◆ YOUR OBJECTIVE
Return all the data below as it stands, minus the pictures.

═══ DATASET EXCERPT

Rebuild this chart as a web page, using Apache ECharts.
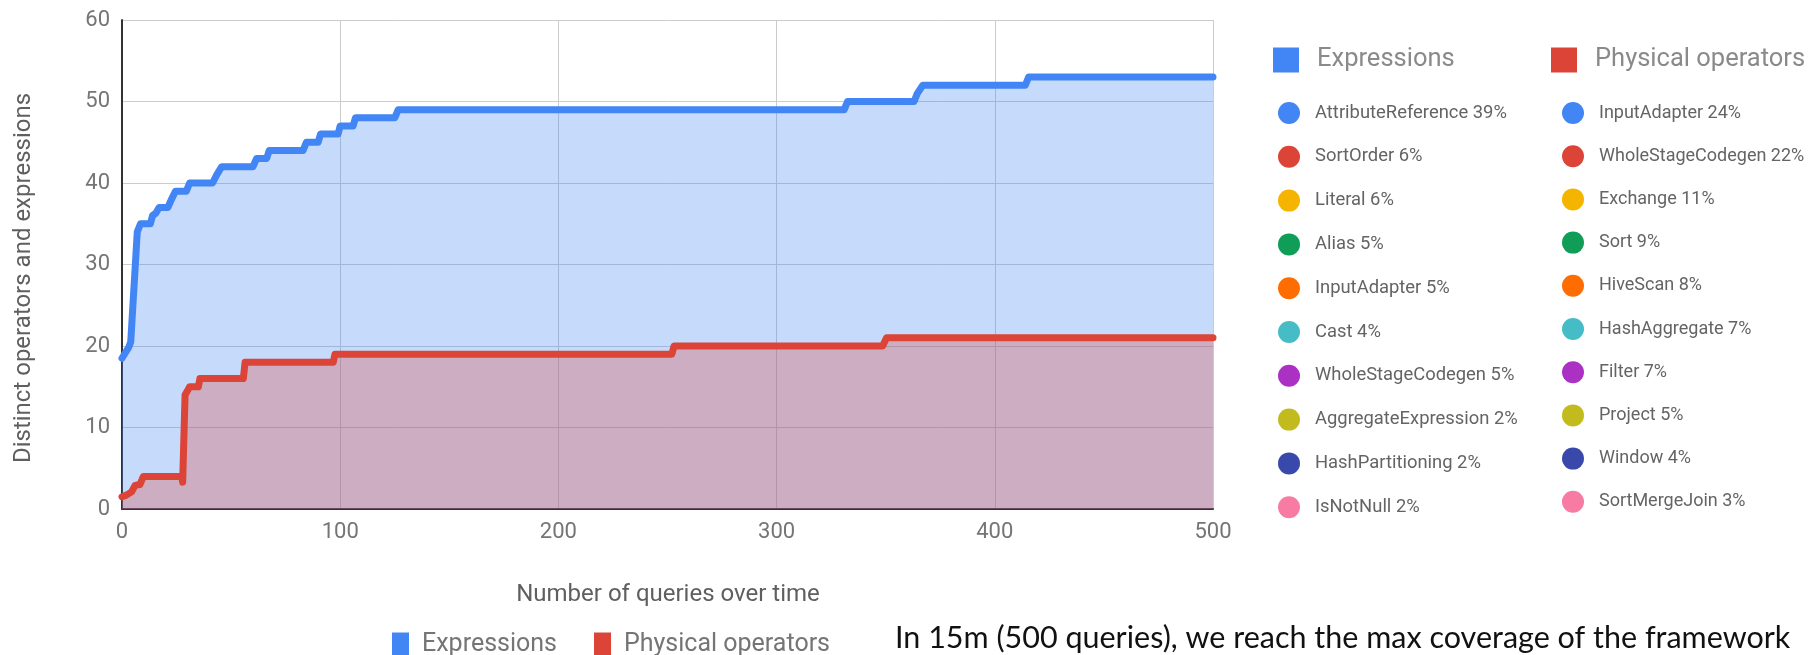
<!DOCTYPE html>
<html><head><meta charset="utf-8">
<script src="https://cdn.jsdelivr.net/npm/echarts@6/dist/echarts.min.js"></script>
<style>html,body{margin:0;padding:0;background:#fff}#c{width:1812px;height:655px}</style>
</head><body><div id="c"></div>
<script>
// ---- data ----
const seriesNames = ['Expressions', 'Physical operators'];
const exprX = [0, 3, 4, 5, 6, 7, 8.5, 13, 14, 15.5, 17, 21, 22.7, 24.5, 29.5, 31, 41.5, 43.4, 45.7, 60, 61.7, 66.3, 67.5, 83, 84.5, 89.9, 91, 99, 100, 105.9, 107, 125, 126.6, 331, 332.5, 363, 364.5, 367, 414, 415.5, 500];
const exprY = [18.5, 19.8, 20.5, 25, 29.5, 34, 35, 35, 36, 36.3, 37, 37, 38, 39, 39, 40, 40, 41, 42, 42, 43, 43, 44, 44, 45, 45, 46, 46, 47, 47, 48, 48, 49, 49, 50, 50, 51, 52, 52, 53, 53];
const physX = [0, 2, 4.4, 6, 8.2, 9.8, 27.4, 27.8, 28.9, 30, 31, 35, 35.7, 55.6, 56.4, 96.8, 97.6, 252, 253, 348.6, 350.4, 500];
const physY = [1.5, 1.7, 2.1, 2.9, 3, 4, 4, 3.3, 14, 14.5, 15, 15, 16, 16, 18, 18, 19, 19, 20, 20, 21, 21];
const exprParts = ['AttributeReference', 'SortOrder', 'Literal', 'Alias', 'InputAdapter', 'Cast', 'WholeStageCodegen', 'AggregateExpression', 'HashPartitioning', 'IsNotNull'];
const exprPct = [39, 6, 6, 5, 5, 4, 5, 2, 2, 2];
const physParts = ['InputAdapter', 'WholeStageCodegen', 'Exchange', 'Sort', 'HiveScan', 'HashAggregate', 'Filter', 'Project', 'Window', 'SortMergeJoin'];
const physPct = [24, 22, 11, 9, 8, 7, 7, 5, 4, 3];
const yTitle = 'Distinct operators and expressions';
const xTitle = 'Number of queries over time';
const caption = 'In 15m (500 queries), we reach the max coverage of the framework';

// ---- styles ----
const lineColors = ['#4285f4', '#db4437'];
const palette = ['#4285f4', '#db4437', '#f4b400', '#0f9d58', '#ff6d00', '#46bdc6', '#ab30c4', '#c2bb1e', '#3949ab', '#f77ba3'];
const FONT = 'Roboto';

const zip = (xs, ys) => xs.map((x, i) => [x, ys[i]]);

function seriesLegend(idx, left, top, w, h, fs, color, pad) {
  return {
    show: true, orient: 'horizontal', left: left, top: top, padding: 0,
    itemWidth: w, itemHeight: h, selectedMode: false,
    data: [{ name: seriesNames[idx], icon: 'rect', itemStyle: { color: lineColors[idx], borderWidth: 0 } }],
    textStyle: { fontFamily: FONT, fontSize: fs, color: color, padding: [0, 0, 0, pad] }
  };
}
function partsLegend(names, pcts, left, top, gap, fs) {
  return {
    show: true, orient: 'vertical', left: left, top: top, padding: 0,
    itemWidth: 22, itemHeight: 22, itemGap: gap, selectedMode: false,
    data: names.map((n, i) => ({ name: n, icon: 'circle', itemStyle: { color: palette[i], borderWidth: 0 } })),
    formatter: (name) => name + ' ' + pcts[names.indexOf(name)] + '%',
    textStyle: { fontFamily: FONT, fontSize: fs, color: '#646464', padding: [0, 0, 0, 10], lineHeight: 22 }
  };
}

const chart = echarts.init(document.getElementById('c'), null, { renderer: 'canvas' });
chart.setOption({
  animation: false,
  backgroundColor: '#ffffff',
  grid: { left: 122, right: 599, top: 20, bottom: 146, containLabel: false, outerBoundsMode: 'none' },
  xAxis: {
    type: 'value', min: 0, max: 500, interval: 100,
    axisLine: { show: true, onZero: false, lineStyle: { color: '#333', width: 2 } },
    axisTick: { show: false },
    axisLabel: { fontFamily: FONT, fontSize: 22, color: '#757575', margin: 12 },
    splitLine: { show: true, lineStyle: { color: '#cccccc', width: 1 } }
  },
  yAxis: {
    type: 'value', min: 0, max: 60, interval: 10,
    axisLine: { show: true, onZero: false, lineStyle: { color: '#333', width: 2 } },
    axisTick: { show: false },
    axisLabel: { fontFamily: FONT, fontSize: 22, color: '#757575', margin: 12 },
    splitLine: { show: true, lineStyle: { color: '#cccccc', width: 1 } }
  },
  legend: [
    seriesLegend(0, 1273, 47, 26, 25, 25.5, '#8a8a8a', 13),
    seriesLegend(1, 1551, 47, 26, 25, 25.5, '#8a8a8a', 13),
    seriesLegend(0, 392, 632, 17, 24, 25, '#757575', 8),
    seriesLegend(1, 594, 632, 17, 24, 25, '#757575', 8),
    partsLegend(exprParts, exprPct, 1278, 102, 21.8, 18.4),
    partsLegend(physParts, physPct, 1562, 102, 21.2, 18)
  ],
  series: [
    {
      name: seriesNames[0], type: 'line', data: zip(exprX, exprY), showSymbol: false, symbol: 'none',
      color: lineColors[0], z: 3,
      lineStyle: { color: lineColors[0], width: 7, cap: 'round', join: 'round' },
      areaStyle: { color: lineColors[0], opacity: 0.3 }
    },
    {
      name: seriesNames[1], type: 'line', data: zip(physX, physY), showSymbol: false, symbol: 'none',
      color: lineColors[1], z: 4,
      lineStyle: { color: lineColors[1], width: 7, cap: 'round', join: 'round' },
      areaStyle: { color: lineColors[1], opacity: 0.3 }
    },
    {
      name: 'exprShare', type: 'pie', radius: [0, 0], center: [1700, 600], silent: true,
      label: { show: false }, labelLine: { show: false },
      data: exprParts.map((n, i) => ({ name: n, value: exprPct[i], itemStyle: { color: palette[i] } }))
    },
    {
      name: 'physShare', type: 'pie', radius: [0, 0], center: [1700, 600], silent: true,
      label: { show: false }, labelLine: { show: false },
      data: physParts.map((n, i) => ({ name: n, value: physPct[i], itemStyle: { color: palette[i] } }))
    }
  ],
  graphic: [
    { type: 'text', x: 24, y: 278, rotation: Math.PI / 2,
      style: { text: yTitle, font: '24px Roboto', fill: '#5f5f5f', align: 'center', verticalAlign: 'middle' } },
    { type: 'text', x: 668, y: 595,
      style: { text: xTitle, font: '24px Roboto', fill: '#5f5f5f', align: 'center', verticalAlign: 'middle' } },
    { type: 'text', x: 895, y: 638,
      style: { text: caption, font: '30.5px Lato', fill: '#111111', align: 'left', verticalAlign: 'middle' } }
  ]
});
</script></body></html>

══════

◆ TASK RESULT
Rebuild this chart as a web page, using Apache ECharts.
<!DOCTYPE html>
<html><head><meta charset="utf-8">
<script src="https://cdn.jsdelivr.net/npm/echarts@6/dist/echarts.min.js"></script>
<style>html,body{margin:0;padding:0;background:#fff}#c{width:1812px;height:655px}</style>
</head><body><div id="c"></div>
<script>
// ---- data ----
const seriesNames = ['Expressions', 'Physical operators'];
const exprX = [0, 3, 4, 5, 6, 7, 8.5, 13, 14, 15.5, 17, 21, 22.7, 24.5, 29.5, 31, 41.5, 43.4, 45.7, 60, 61.7, 66.3, 67.5, 83, 84.5, 89.9, 91, 99, 100, 105.9, 107, 125, 126.6, 331, 332.5, 363, 364.5, 367, 414, 415.5, 500];
const exprY = [18.5, 19.8, 20.5, 25, 29.5, 34, 35, 35, 36, 36.3, 37, 37, 38, 39, 39, 40, 40, 41, 42, 42, 43, 43, 44, 44, 45, 45, 46, 46, 47, 47, 48, 48, 49, 49, 50, 50, 51, 52, 52, 53, 53];
const physX = [0, 2, 4.4, 6, 8.2, 9.8, 27.4, 27.8, 28.9, 30, 31, 35, 35.7, 55.6, 56.4, 96.8, 97.6, 252, 253, 348.6, 350.4, 500];
const physY = [1.5, 1.7, 2.1, 2.9, 3, 4, 4, 3.3, 14, 14.5, 15, 15, 16, 16, 18, 18, 19, 19, 20, 20, 21, 21];
const exprParts = ['AttributeReference', 'SortOrder', 'Literal', 'Alias', 'InputAdapter', 'Cast', 'WholeStageCodegen', 'AggregateExpression', 'HashPartitioning', 'IsNotNull'];
const exprPct = [39, 6, 6, 5, 5, 4, 5, 2, 2, 2];
const physParts = ['InputAdapter', 'WholeStageCodegen', 'Exchange', 'Sort', 'HiveScan', 'HashAggregate', 'Filter', 'Project', 'Window', 'SortMergeJoin'];
const physPct = [24, 22, 11, 9, 8, 7, 7, 5, 4, 3];
const yTitle = 'Distinct operators and expressions';
const xTitle = 'Number of queries over time';
const caption = 'In 15m (500 queries), we reach the max coverage of the framework';

// ---- styles ----
const lineColors = ['#4285f4', '#db4437'];
const palette = ['#4285f4', '#db4437', '#f4b400', '#0f9d58', '#ff6d00', '#46bdc6', '#ab30c4', '#c2bb1e', '#3949ab', '#f77ba3'];
const FONT = 'Roboto';

const zip = (xs, ys) => xs.map((x, i) => [x, ys[i]]);

function seriesLegend(idx, left, top, w, h, fs, color, pad) {
  return {
    show: true, orient: 'horizontal', left: left, top: top, padding: 0,
    itemWidth: w, itemHeight: h, selectedMode: false,
    data: [{ name: seriesNames[idx], icon: 'rect', itemStyle: { color: lineColors[idx], borderWidth: 0 } }],
    textStyle: { fontFamily: FONT, fontSize: fs, color: color, padding: [0, 0, 0, pad] }
  };
}
function partsLegend(names, pcts, left, top, gap, fs) {
  return {
    show: true, orient: 'vertical', left: left, top: top, padding: 0,
    itemWidth: 22, itemHeight: 22, itemGap: gap, selectedMode: false,
    data: names.map((n, i) => ({ name: n, icon: 'circle', itemStyle: { color: palette[i], borderWidth: 0 } })),
    formatter: (name) => name + ' ' + pcts[names.indexOf(name)] + '%',
    textStyle: { fontFamily: FONT, fontSize: fs, color: '#646464', padding: [0, 0, 0, 10], lineHeight: 22 }
  };
}

const chart = echarts.init(document.getElementById('c'), null, { renderer: 'canvas' });
chart.setOption({
  animation: false,
  backgroundColor: '#ffffff',
  grid: { left: 122, right: 599, top: 20, bottom: 146, containLabel: false, outerBoundsMode: 'none' },
  xAxis: {
    type: 'value', min: 0, max: 500, interval: 100,
    axisLine: { show: true, onZero: false, lineStyle: { color: '#333', width: 2 } },
    axisTick: { show: false },
    axisLabel: { fontFamily: FONT, fontSize: 22, color: '#757575', margin: 12 },
    splitLine: { show: true, lineStyle: { color: '#cccccc', width: 1 } }
  },
  yAxis: {
    type: 'value', min: 0, max: 60, interval: 10,
    axisLine: { show: true, onZero: false, lineStyle: { color: '#333', width: 2 } },
    axisTick: { show: false },
    axisLabel: { fontFamily: FONT, fontSize: 22, color: '#757575', margin: 12 },
    splitLine: { show: true, lineStyle: { color: '#cccccc', width: 1 } }
  },
  legend: [
    seriesLegend(0, 1273, 47, 26, 25, 25.5, '#8a8a8a', 13),
    seriesLegend(1, 1551, 47, 26, 25, 25.5, '#8a8a8a', 13),
    seriesLegend(0, 392, 632, 17, 24, 25, '#757575', 8),
    seriesLegend(1, 594, 632, 17, 24, 25, '#757575', 8),
    partsLegend(exprParts, exprPct, 1278, 102, 21.8, 18.4),
    partsLegend(physParts, physPct, 1562, 102, 21.2, 18)
  ],
  series: [
    {
      name: seriesNames[0], type: 'line', data: zip(exprX, exprY), showSymbol: false, symbol: 'none',
      color: lineColors[0], z: 3,
      lineStyle: { color: lineColors[0], width: 7, cap: 'round', join: 'round' },
      areaStyle: { color: lineColors[0], opacity: 0.3 }
    },
    {
      name: seriesNames[1], type: 'line', data: zip(physX, physY), showSymbol: false, symbol: 'none',
      color: lineColors[1], z: 4,
      lineStyle: { color: lineColors[1], width: 7, cap: 'round', join: 'round' },
      areaStyle: { color: lineColors[1], opacity: 0.3 }
    },
    {
      name: 'exprShare', type: 'pie', radius: [0, 0], center: [1700, 600], silent: true,
      label: { show: false }, labelLine: { show: false },
      data: exprParts.map((n, i) => ({ name: n, value: exprPct[i], itemStyle: { color: palette[i] } }))
    },
    {
      name: 'physShare', type: 'pie', radius: [0, 0], center: [1700, 600], silent: true,
      label: { show: false }, labelLine: { show: false },
      data: physParts.map((n, i) => ({ name: n, value: physPct[i], itemStyle: { color: palette[i] } }))
    }
  ],
  graphic: [
    { type: 'text', x: 24, y: 278, rotation: Math.PI / 2,
      style: { text: yTitle, font: '24px Roboto', fill: '#5f5f5f', align: 'center', verticalAlign: 'middle' } },
    { type: 'text', x: 668, y: 595,
      style: { text: xTitle, font: '24px Roboto', fill: '#5f5f5f', align: 'center', verticalAlign: 'middle' } },
    { type: 'text', x: 895, y: 638,
      style: { text: caption, font: '30.5px Lato', fill: '#111111', align: 'left', verticalAlign: 'middle' } }
  ]
});
</script></body></html>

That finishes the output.